A família dela conhece bem o setor de energia. Sua tia, Marit Arnstad, foi ministra do petróleo e membro do conselho da Equinor.

A gigante estatal do setor mudou de nome no ano passado (antes se chamava Statoil), em parte para se tornar mais atraente aos olhos dos jovens ao enfatizar suas credenciais no segmento de energia renovável.

"É preciso encarar os fatos; a pressão cada vez mais intensa e as expectativas maiores [quanto às empresas de petróleo] não vêm só de segmentos políticos estreitos e ativistas, como costumava acontecer", disse Eldar Saestre, presidente-executivo da Equinor, a executivos petroleiros em Houston, no mês passado.

"Agora ela vem também de setores políticos mais amplos, de mais e mais investidores, e especialmente dos jovens", ele diz.

De um país pobre caracterizado pela emigração e por depender da pesca e da agricultura, a Noruega se tornou uma nação próspera depois da descoberta de petróleo em Ekofisk, no Mar do Norte, em 1969.

Hoje, sua renda per capita é cerca de duas vezes maior que a do Reino Unido, de acordo com dados do Fundo Monetário Internacional (FMI) em 2018, e o governo prudentemente aplicou o dinheiro ganho com o petróleo na constituição de um fundo nacional de investimento que hoje detém US$ 1 trilhão (cerca de R$ 3,9 trilhões) em ativos —o maior do planeta.

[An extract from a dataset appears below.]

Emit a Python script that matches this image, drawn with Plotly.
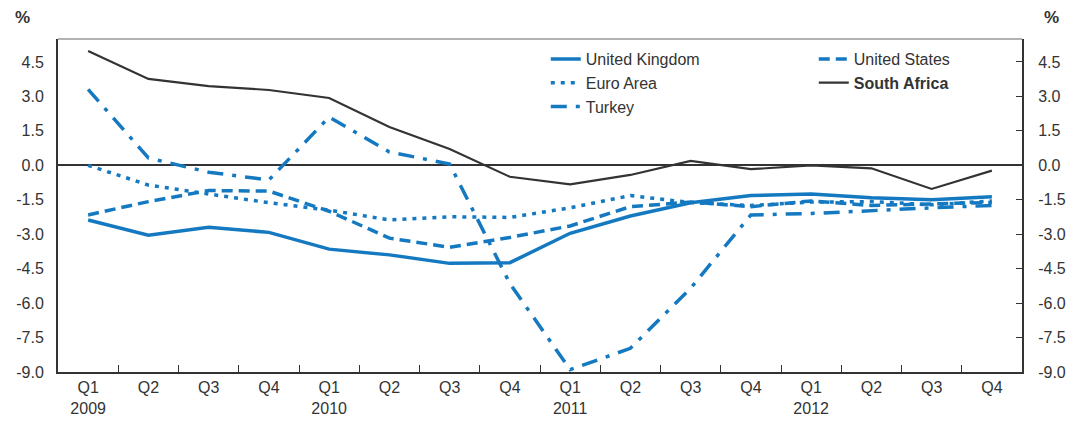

Mas, em um sinal dos tempos, o gigantesco fundo de investimento agora está reduzindo sua presença em companhias de petróleo e gás natural, para minimizar a exposição ao risco de um declínio permanente nos preços do petróleo.

Para o banco central norueguês, que administra o fundo, dono de cerca de 1,4% das ações em circulação no planeta, não é questão de se o setor petroleiro desaparecerá, mas de quando.

"Sempre soubemos que as atividades de petróleo e gás natural chegariam ao fim, mais cedo ou mais tarde", disse Oeystein Olsen, o presidente do banco central norueguês, em uma reunião da elite política e empresarial do país em fevereiro.

"Uma política mundial mais severa quanto ao clima significa que isso deve ocorrer antes do que se previa no passado", ele disse, ainda que tenha acautelado contra esforços ativos para reduzir o tamanho do setor.